Go through the material below and copy all lines with "this".

Some records:

::::

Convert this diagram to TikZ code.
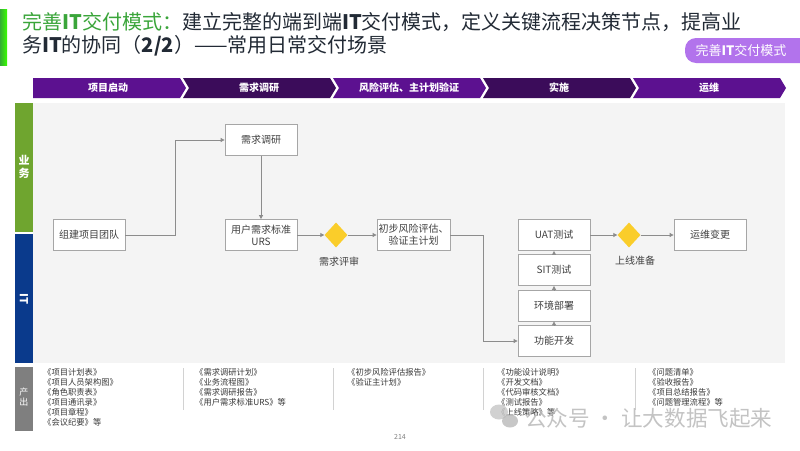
\documentclass[tikz,border=0pt]{standalone}
\usepackage{fontspec}
\setmainfont{Noto Sans CJK SC}
\usetikzlibrary{arrows.meta,shapes.geometric}
\definecolor{tgreen}{HTML}{3AA53A}
\definecolor{ttext}{HTML}{222A35}
\definecolor{pA}{HTML}{5C1190}
\definecolor{pB}{HTML}{3B0C5A}
\definecolor{tagc}{HTML}{B273EC}
\definecolor{bgg}{HTML}{F4F4F4}
\definecolor{lgreen}{HTML}{6FA52F}
\definecolor{lblue}{HTML}{0A3A8C}
\definecolor{lgray}{HTML}{7F7F7F}
\definecolor{boxline}{HTML}{A6A6A6}
\definecolor{lineg}{HTML}{8C8C8C}
\definecolor{txt}{HTML}{404040}
\definecolor{gold}{HTML}{FACD2A}
\begin{document}
\begin{tikzpicture}[x=1pt,y=-1pt,
  stepbox/.style={draw=boxline, fill=white, line width=0.8pt, minimum width=72pt, minimum height=31pt,
    font=\fontsize{10}{12}\selectfont, text=txt, align=center, inner sep=1pt},
  dec/.style={diamond, fill=gold, minimum width=23pt, minimum height=25pt, inner sep=0pt},
  lbl/.style={font=\fontsize{10}{12}\selectfont, text=txt},
  conn/.style={draw=lineg, line width=0.8pt, -{Triangle[length=4pt,width=4pt]}},
  phase/.style={font=\fontsize{10}{12}\selectfont\bfseries, text=white},
  outtxt/.style={font=\fontsize{8.3}{10}\selectfont, text=txt!90!black, align=left, anchor=north west, inner sep=0pt},
  sep/.style={draw=gray!35, line width=0.6pt}]
\useasboundingbox (0,0) rectangle (800,450);
\fill[white] (0,0) rectangle (800,450);
% top left green bar
\shade[left color=green!60!black!80, right color=green!70!lime] (0,9) rectangle (7,65);
% title
\node[anchor=north west, inner sep=0pt, align=left, text=ttext,
  font=\fontsize{20}{22.5}\selectfont] (title) at (22,12.5)
  {{\color{tgreen}完善\textbf{IT}交付模式：}建立完整的端到端\textbf{IT}交付模式，定义关键流程决策节点，提高业\\务\textbf{IT}的协同（\textbf{2/2}）——常用日常交付场景};
% tag
\fill[tagc, rounded corners=11pt] (685,38) rectangle (812,63);
\node[text=white, font=\fontsize{13}{15}\selectfont] (tag) at (741,51) {完善\textbf{IT}交付模式};
% phase chevrons
\fill[pA] (33,78) -- (180,78) -- (186,88) -- (180,98) -- (33,98) -- cycle;
\fill[pB] (183,78) -- (330,78) -- (336,88) -- (330,98) -- (183,98) -- (189,88) -- cycle;
\fill[pA] (333,78) -- (480,78) -- (486,88) -- (480,98) -- (333,98) -- (339,88) -- cycle;
\fill[pB] (483,78) -- (630,78) -- (636,88) -- (630,98) -- (483,98) -- (489,88) -- cycle;
\fill[pA] (633,78) -- (780,78) -- (786,88) -- (780,98) -- (633,98) -- (639,88) -- cycle;
\node[phase] (ph1) at (108,88) {项目启动};
\node[phase] (ph2) at (259,88) {需求调研};
\node[phase] (ph3) at (409,88) {风险评估、主计划验证};
\node[phase] (ph4) at (559,88) {实施};
\node[phase] (ph5) at (709,88) {运维};
% main area
\fill[bgg] (33,103) rectangle (785,363);
\fill[lgreen] (15,103) rectangle (33,232);
\fill[lblue] (15,234) rectangle (33,363);
\fill[lgray] (15,367) rectangle (33,431);
\node[text=white, font=\fontsize{11}{13}\selectfont\bfseries, align=center] (lbiz) at (24,167) {业\\务};
\node[text=white, font=\fontsize{11}{13}\selectfont\bfseries, rotate=-90] (lit) at (24,299) {IT};
\node[text=white, font=\fontsize{9}{10}\selectfont, align=center] (lout) at (24,397) {产\\出};
% nodes
\node[stepbox] (team) at (89,235) {组建项目团队};
\node[stepbox] (req) at (261,140) {需求调研};
\node[stepbox] (urs) at (261,235) {用户需求标准\\URS};
\node[dec] (d1) at (336,235) {};
\node[lbl] (d1l) at (339,262) {需求评审};
\node[stepbox, minimum width=73pt] (risk) at (413.5,235) {初步风险评估、\\验证主计划};
\node[stepbox] (uat) at (554,235) {UAT测试};
\node[stepbox] (sit) at (554,270) {SIT测试};
\node[stepbox] (env) at (554,305.5) {环境部署};
\node[stepbox] (dev) at (554,341) {功能开发};
\node[dec] (d2) at (629,235) {};
\node[lbl] (d2l) at (635,261) {上线准备};
\node[stepbox] (ops) at (710,235) {运维变更};
% connectors
\coordinate (k1) at (175,235);
\coordinate (k2) at (483,235);
\draw[conn] (team.east) -- (k1) |- (req.west);
\draw[conn] (req) -- (urs);
\draw[conn] (urs) -- (d1);
\draw[conn] (d1) -- (risk);
\draw[conn] (risk.east) -- (k2) |- (dev.west);
\draw[conn] (dev) -- (env);
\draw[conn] (env) -- (sit);
\draw[conn] (sit) -- (uat);
\draw[conn] (uat) -- (d2);
\draw[conn] (d2) -- (ops);
% outputs
\node[outtxt] (o1) at (43,368) {《项目计划表》\\《项目人员架构图》\\《角色职责表》\\《项目通讯录》\\《项目章程》\\《会议纪要》等};
\node[outtxt] (o2) at (195,368) {《需求调研计划》\\《业务流程图》\\《需求调研报告》\\《用户需求标准URS》等};
\node[outtxt] (o3) at (347,368) {《初步风险评估报告》\\《验证主计划》};
\node[outtxt] (o4) at (497,368) {《功能设计说明》\\《开发文档》\\《代码审核文档》\\《测试报告》\\《上线策略》等};
\node[outtxt] (o5) at (648,368) {《问题清单》\\《验收报告》\\《项目总结报告》\\《问题管理流程》等};
\draw[sep] (183,368) -- (183,410);
\draw[sep] (333,368) -- (333,410);
\draw[sep] (483,368) -- (483,410);
\draw[sep] (635,368) -- (635,410);
% page number
\node[text=gray, font=\fontsize{7}{8}\selectfont] (pg) at (400,437) {214};
% watermark
\fill[gray!45, opacity=0.8] (499,412) ellipse (9pt and 7.5pt);
\fill[gray!55, opacity=0.8] (510,421) ellipse (8pt and 6.5pt);
\node[anchor=west, text=gray!55, opacity=0.85, font=\fontsize{21.6}{24}\selectfont, inner sep=0pt] (wm) at (525,418) {公众号 · 让大数据飞起来};
\end{tikzpicture}
\end{document}
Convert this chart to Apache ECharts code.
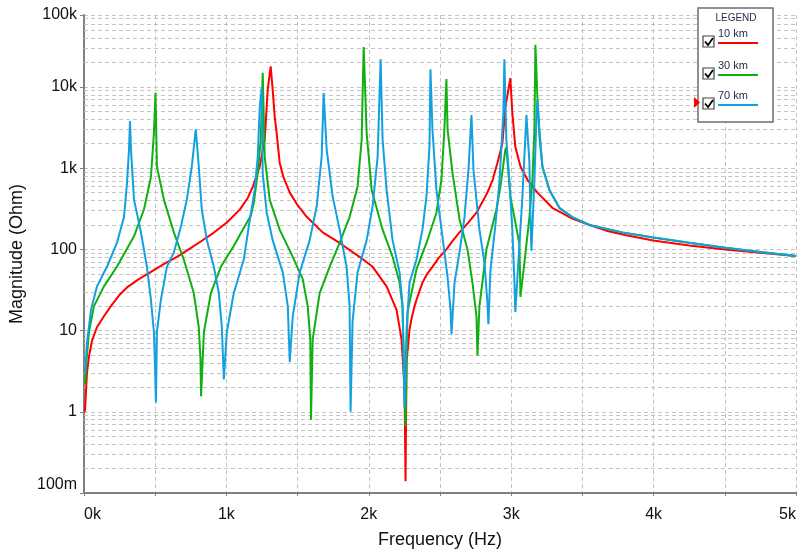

::::

THE RESULT:
Convert this diagram to TikZ code.
Convert this chart to Apache ECharts code.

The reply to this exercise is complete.